Stated problem: Reproduce the listing word for word, leaving every picture behind.

— Start Supplied material —

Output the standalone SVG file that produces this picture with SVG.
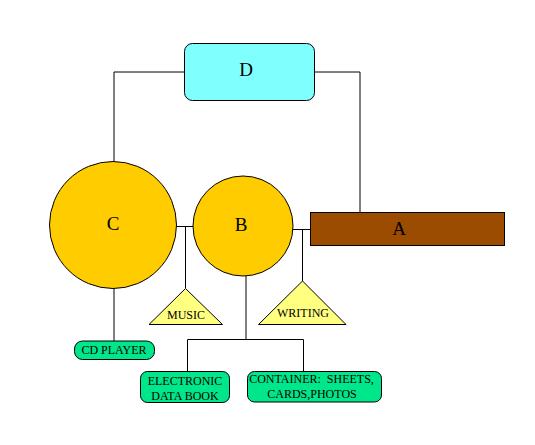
<svg xmlns="http://www.w3.org/2000/svg" width="535" height="445" viewBox="0 0 535 445">
<style>
.ln{fill:none;stroke:#000;stroke-width:1}
.big{font-family:"Liberation Serif","Times New Roman",serif;font-size:19px;fill:#000;text-anchor:middle}
.sm{font-family:"Liberation Serif","Times New Roman",serif;font-size:12px;fill:#000;text-anchor:middle}
.circ{fill:#FFCC00;stroke:#000;stroke-width:1}
.tri{fill:#FFFF80;stroke:#000;stroke-width:1}
.grn{fill:#00E68A;stroke:#000;stroke-width:1}
</style>
<rect width="535" height="445" fill="#fff"/>
<g id="connectors">
<polyline class="ln" points="184,72 114,72 114,162"/>
<polyline class="ln" points="314,72 360,72 360,212"/>
<line class="ln" x1="176" y1="226.5" x2="193" y2="226.5"/>
<line class="ln" x1="185.5" y1="226.5" x2="185.5" y2="288"/>
<line class="ln" x1="292" y1="229.5" x2="310" y2="229.5"/>
<line class="ln" x1="302.5" y1="229.5" x2="302.5" y2="281"/>
<line class="ln" x1="114" y1="288" x2="114" y2="341"/>
<polyline class="ln" points="246,276 246,339.5"/>
<polyline class="ln" points="187.5,371 187.5,339.5 303.5,339.5 303.5,371"/>
</g>
<g id="D">
<rect x="184.5" y="43.5" width="130" height="57" rx="8" fill="#80FFFF" stroke="#000"/>
<text class="big" x="246" y="75.5">D</text>
</g>
<g id="C">
<circle class="circ" cx="113" cy="225" r="63.5"/>
<text class="big" x="113" y="229.5">C</text>
</g>
<g id="B">
<circle class="circ" cx="243" cy="226" r="50"/>
<text class="big" x="241" y="230.5">B</text>
</g>
<g id="A">
<rect x="310.5" y="212.5" width="194" height="33" fill="#9C4C00" stroke="#000"/>
<text class="big" x="399" y="235">A</text>
</g>
<g id="MUSIC">
<polygon class="tri" points="185.5,288.5 149,324.5 222.5,324.5"/>
<text class="sm" x="186" y="318.5">MUSIC</text>
</g>
<g id="WRITING">
<polygon class="tri" points="302.5,281 258.5,324.5 346,324.5"/>
<text class="sm" x="303" y="316.5">WRITING</text>
</g>
<g id="CDPLAYER">
<rect class="grn" x="74.5" y="341" width="80" height="18.5" rx="8"/>
<text class="sm" x="114" y="353.5">CD PLAYER</text>
</g>
<g id="EDB">
<rect class="grn" x="140.5" y="371.5" width="89" height="31" rx="7"/>
<text class="sm" x="185" y="384.5">ELECTRONIC</text>
<text class="sm" x="185" y="399.5">DATA BOOK</text>
</g>
<g id="CONTAINER">
<rect class="grn" x="247.5" y="371.5" width="134" height="30.5" rx="7"/>
<text class="sm" x="311.5" y="383">CONTAINER:&#160; SHEETS,</text>
<text class="sm" x="312" y="398">CARDS,PHOTOS</text>
</g>
</svg>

— End Supplied material —

The response:
Output the standalone SVG file that produces this picture with SVG.
<svg xmlns="http://www.w3.org/2000/svg" width="535" height="445" viewBox="0 0 535 445">
<style>
.ln{fill:none;stroke:#000;stroke-width:1}
.big{font-family:"Liberation Serif","Times New Roman",serif;font-size:19px;fill:#000;text-anchor:middle}
.sm{font-family:"Liberation Serif","Times New Roman",serif;font-size:12px;fill:#000;text-anchor:middle}
.circ{fill:#FFCC00;stroke:#000;stroke-width:1}
.tri{fill:#FFFF80;stroke:#000;stroke-width:1}
.grn{fill:#00E68A;stroke:#000;stroke-width:1}
</style>
<rect width="535" height="445" fill="#fff"/>
<g id="connectors">
<polyline class="ln" points="184,72 114,72 114,162"/>
<polyline class="ln" points="314,72 360,72 360,212"/>
<line class="ln" x1="176" y1="226.5" x2="193" y2="226.5"/>
<line class="ln" x1="185.5" y1="226.5" x2="185.5" y2="288"/>
<line class="ln" x1="292" y1="229.5" x2="310" y2="229.5"/>
<line class="ln" x1="302.5" y1="229.5" x2="302.5" y2="281"/>
<line class="ln" x1="114" y1="288" x2="114" y2="341"/>
<polyline class="ln" points="246,276 246,339.5"/>
<polyline class="ln" points="187.5,371 187.5,339.5 303.5,339.5 303.5,371"/>
</g>
<g id="D">
<rect x="184.5" y="43.5" width="130" height="57" rx="8" fill="#80FFFF" stroke="#000"/>
<text class="big" x="246" y="75.5">D</text>
</g>
<g id="C">
<circle class="circ" cx="113" cy="225" r="63.5"/>
<text class="big" x="113" y="229.5">C</text>
</g>
<g id="B">
<circle class="circ" cx="243" cy="226" r="50"/>
<text class="big" x="241" y="230.5">B</text>
</g>
<g id="A">
<rect x="310.5" y="212.5" width="194" height="33" fill="#9C4C00" stroke="#000"/>
<text class="big" x="399" y="235">A</text>
</g>
<g id="MUSIC">
<polygon class="tri" points="185.5,288.5 149,324.5 222.5,324.5"/>
<text class="sm" x="186" y="318.5">MUSIC</text>
</g>
<g id="WRITING">
<polygon class="tri" points="302.5,281 258.5,324.5 346,324.5"/>
<text class="sm" x="303" y="316.5">WRITING</text>
</g>
<g id="CDPLAYER">
<rect class="grn" x="74.5" y="341" width="80" height="18.5" rx="8"/>
<text class="sm" x="114" y="353.5">CD PLAYER</text>
</g>
<g id="EDB">
<rect class="grn" x="140.5" y="371.5" width="89" height="31" rx="7"/>
<text class="sm" x="185" y="384.5">ELECTRONIC</text>
<text class="sm" x="185" y="399.5">DATA BOOK</text>
</g>
<g id="CONTAINER">
<rect class="grn" x="247.5" y="371.5" width="134" height="30.5" rx="7"/>
<text class="sm" x="311.5" y="383">CONTAINER:&#160; SHEETS,</text>
<text class="sm" x="312" y="398">CARDS,PHOTOS</text>
</g>
</svg>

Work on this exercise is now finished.